Short task
All of the lines below are to be transcribed faithfully, with pictures excluded from the copy.

Dataset content
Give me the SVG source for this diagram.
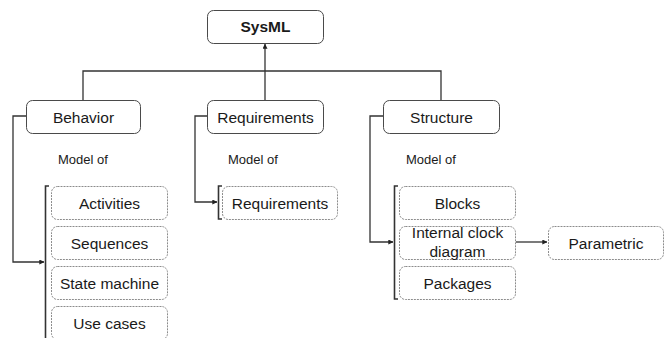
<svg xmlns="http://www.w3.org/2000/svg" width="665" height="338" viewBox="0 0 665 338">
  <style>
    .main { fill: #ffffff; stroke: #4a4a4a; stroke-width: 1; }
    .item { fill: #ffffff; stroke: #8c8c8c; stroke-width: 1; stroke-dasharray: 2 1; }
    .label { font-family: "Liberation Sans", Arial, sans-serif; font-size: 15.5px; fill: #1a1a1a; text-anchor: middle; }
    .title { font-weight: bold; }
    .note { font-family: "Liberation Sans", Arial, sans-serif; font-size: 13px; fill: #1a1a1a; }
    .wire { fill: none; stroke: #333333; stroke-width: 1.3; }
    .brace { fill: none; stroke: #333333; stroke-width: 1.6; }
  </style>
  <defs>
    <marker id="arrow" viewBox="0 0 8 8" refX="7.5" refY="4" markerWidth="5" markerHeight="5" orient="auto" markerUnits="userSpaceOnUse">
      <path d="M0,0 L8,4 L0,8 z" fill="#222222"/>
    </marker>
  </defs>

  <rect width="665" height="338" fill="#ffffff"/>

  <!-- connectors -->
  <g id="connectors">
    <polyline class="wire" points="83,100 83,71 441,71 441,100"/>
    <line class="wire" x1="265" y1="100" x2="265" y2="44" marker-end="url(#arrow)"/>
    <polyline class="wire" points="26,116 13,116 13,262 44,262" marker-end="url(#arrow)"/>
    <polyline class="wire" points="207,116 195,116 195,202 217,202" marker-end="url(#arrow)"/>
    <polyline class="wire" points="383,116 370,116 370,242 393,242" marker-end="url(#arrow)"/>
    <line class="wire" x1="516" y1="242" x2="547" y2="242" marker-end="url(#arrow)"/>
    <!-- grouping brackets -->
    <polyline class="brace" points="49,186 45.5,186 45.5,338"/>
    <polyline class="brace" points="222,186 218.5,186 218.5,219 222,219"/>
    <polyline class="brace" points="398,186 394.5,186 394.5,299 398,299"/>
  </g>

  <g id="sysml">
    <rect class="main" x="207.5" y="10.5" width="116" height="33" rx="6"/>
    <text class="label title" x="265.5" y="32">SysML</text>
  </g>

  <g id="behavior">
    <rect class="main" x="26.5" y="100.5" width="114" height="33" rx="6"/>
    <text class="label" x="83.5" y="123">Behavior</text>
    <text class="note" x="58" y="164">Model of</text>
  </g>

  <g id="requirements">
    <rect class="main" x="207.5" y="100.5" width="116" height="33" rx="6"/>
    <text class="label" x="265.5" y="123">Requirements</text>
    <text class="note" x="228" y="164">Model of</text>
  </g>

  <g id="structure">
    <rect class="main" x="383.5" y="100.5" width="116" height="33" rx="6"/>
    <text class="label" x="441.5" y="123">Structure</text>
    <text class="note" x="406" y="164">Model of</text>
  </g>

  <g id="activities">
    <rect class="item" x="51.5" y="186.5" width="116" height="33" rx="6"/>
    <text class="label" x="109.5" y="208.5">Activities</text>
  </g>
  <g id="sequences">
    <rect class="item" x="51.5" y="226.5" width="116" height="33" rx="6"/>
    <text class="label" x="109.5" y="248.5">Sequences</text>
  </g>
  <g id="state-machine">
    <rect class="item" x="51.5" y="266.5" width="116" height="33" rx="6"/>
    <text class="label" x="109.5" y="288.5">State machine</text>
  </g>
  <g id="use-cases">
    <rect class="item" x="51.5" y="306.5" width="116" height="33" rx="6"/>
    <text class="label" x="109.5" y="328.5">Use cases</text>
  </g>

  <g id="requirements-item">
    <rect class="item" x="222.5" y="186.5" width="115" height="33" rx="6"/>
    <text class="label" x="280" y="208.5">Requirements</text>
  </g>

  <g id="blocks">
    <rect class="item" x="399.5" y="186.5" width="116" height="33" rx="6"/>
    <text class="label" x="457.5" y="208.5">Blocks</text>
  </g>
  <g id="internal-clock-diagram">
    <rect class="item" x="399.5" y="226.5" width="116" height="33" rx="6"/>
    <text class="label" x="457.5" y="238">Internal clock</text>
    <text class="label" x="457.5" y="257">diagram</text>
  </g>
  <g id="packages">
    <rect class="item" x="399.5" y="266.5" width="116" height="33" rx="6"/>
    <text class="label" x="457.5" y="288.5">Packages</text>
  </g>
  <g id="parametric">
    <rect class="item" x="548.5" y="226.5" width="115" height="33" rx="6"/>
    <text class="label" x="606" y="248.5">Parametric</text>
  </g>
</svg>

Output
Give me the SVG source for this diagram.
<svg xmlns="http://www.w3.org/2000/svg" width="665" height="338" viewBox="0 0 665 338">
  <style>
    .main { fill: #ffffff; stroke: #4a4a4a; stroke-width: 1; }
    .item { fill: #ffffff; stroke: #8c8c8c; stroke-width: 1; stroke-dasharray: 2 1; }
    .label { font-family: "Liberation Sans", Arial, sans-serif; font-size: 15.5px; fill: #1a1a1a; text-anchor: middle; }
    .title { font-weight: bold; }
    .note { font-family: "Liberation Sans", Arial, sans-serif; font-size: 13px; fill: #1a1a1a; }
    .wire { fill: none; stroke: #333333; stroke-width: 1.3; }
    .brace { fill: none; stroke: #333333; stroke-width: 1.6; }
  </style>
  <defs>
    <marker id="arrow" viewBox="0 0 8 8" refX="7.5" refY="4" markerWidth="5" markerHeight="5" orient="auto" markerUnits="userSpaceOnUse">
      <path d="M0,0 L8,4 L0,8 z" fill="#222222"/>
    </marker>
  </defs>

  <rect width="665" height="338" fill="#ffffff"/>

  <!-- connectors -->
  <g id="connectors">
    <polyline class="wire" points="83,100 83,71 441,71 441,100"/>
    <line class="wire" x1="265" y1="100" x2="265" y2="44" marker-end="url(#arrow)"/>
    <polyline class="wire" points="26,116 13,116 13,262 44,262" marker-end="url(#arrow)"/>
    <polyline class="wire" points="207,116 195,116 195,202 217,202" marker-end="url(#arrow)"/>
    <polyline class="wire" points="383,116 370,116 370,242 393,242" marker-end="url(#arrow)"/>
    <line class="wire" x1="516" y1="242" x2="547" y2="242" marker-end="url(#arrow)"/>
    <!-- grouping brackets -->
    <polyline class="brace" points="49,186 45.5,186 45.5,338"/>
    <polyline class="brace" points="222,186 218.5,186 218.5,219 222,219"/>
    <polyline class="brace" points="398,186 394.5,186 394.5,299 398,299"/>
  </g>

  <g id="sysml">
    <rect class="main" x="207.5" y="10.5" width="116" height="33" rx="6"/>
    <text class="label title" x="265.5" y="32">SysML</text>
  </g>

  <g id="behavior">
    <rect class="main" x="26.5" y="100.5" width="114" height="33" rx="6"/>
    <text class="label" x="83.5" y="123">Behavior</text>
    <text class="note" x="58" y="164">Model of</text>
  </g>

  <g id="requirements">
    <rect class="main" x="207.5" y="100.5" width="116" height="33" rx="6"/>
    <text class="label" x="265.5" y="123">Requirements</text>
    <text class="note" x="228" y="164">Model of</text>
  </g>

  <g id="structure">
    <rect class="main" x="383.5" y="100.5" width="116" height="33" rx="6"/>
    <text class="label" x="441.5" y="123">Structure</text>
    <text class="note" x="406" y="164">Model of</text>
  </g>

  <g id="activities">
    <rect class="item" x="51.5" y="186.5" width="116" height="33" rx="6"/>
    <text class="label" x="109.5" y="208.5">Activities</text>
  </g>
  <g id="sequences">
    <rect class="item" x="51.5" y="226.5" width="116" height="33" rx="6"/>
    <text class="label" x="109.5" y="248.5">Sequences</text>
  </g>
  <g id="state-machine">
    <rect class="item" x="51.5" y="266.5" width="116" height="33" rx="6"/>
    <text class="label" x="109.5" y="288.5">State machine</text>
  </g>
  <g id="use-cases">
    <rect class="item" x="51.5" y="306.5" width="116" height="33" rx="6"/>
    <text class="label" x="109.5" y="328.5">Use cases</text>
  </g>

  <g id="requirements-item">
    <rect class="item" x="222.5" y="186.5" width="115" height="33" rx="6"/>
    <text class="label" x="280" y="208.5">Requirements</text>
  </g>

  <g id="blocks">
    <rect class="item" x="399.5" y="186.5" width="116" height="33" rx="6"/>
    <text class="label" x="457.5" y="208.5">Blocks</text>
  </g>
  <g id="internal-clock-diagram">
    <rect class="item" x="399.5" y="226.5" width="116" height="33" rx="6"/>
    <text class="label" x="457.5" y="238">Internal clock</text>
    <text class="label" x="457.5" y="257">diagram</text>
  </g>
  <g id="packages">
    <rect class="item" x="399.5" y="266.5" width="116" height="33" rx="6"/>
    <text class="label" x="457.5" y="288.5">Packages</text>
  </g>
  <g id="parametric">
    <rect class="item" x="548.5" y="226.5" width="115" height="33" rx="6"/>
    <text class="label" x="606" y="248.5">Parametric</text>
  </g>
</svg>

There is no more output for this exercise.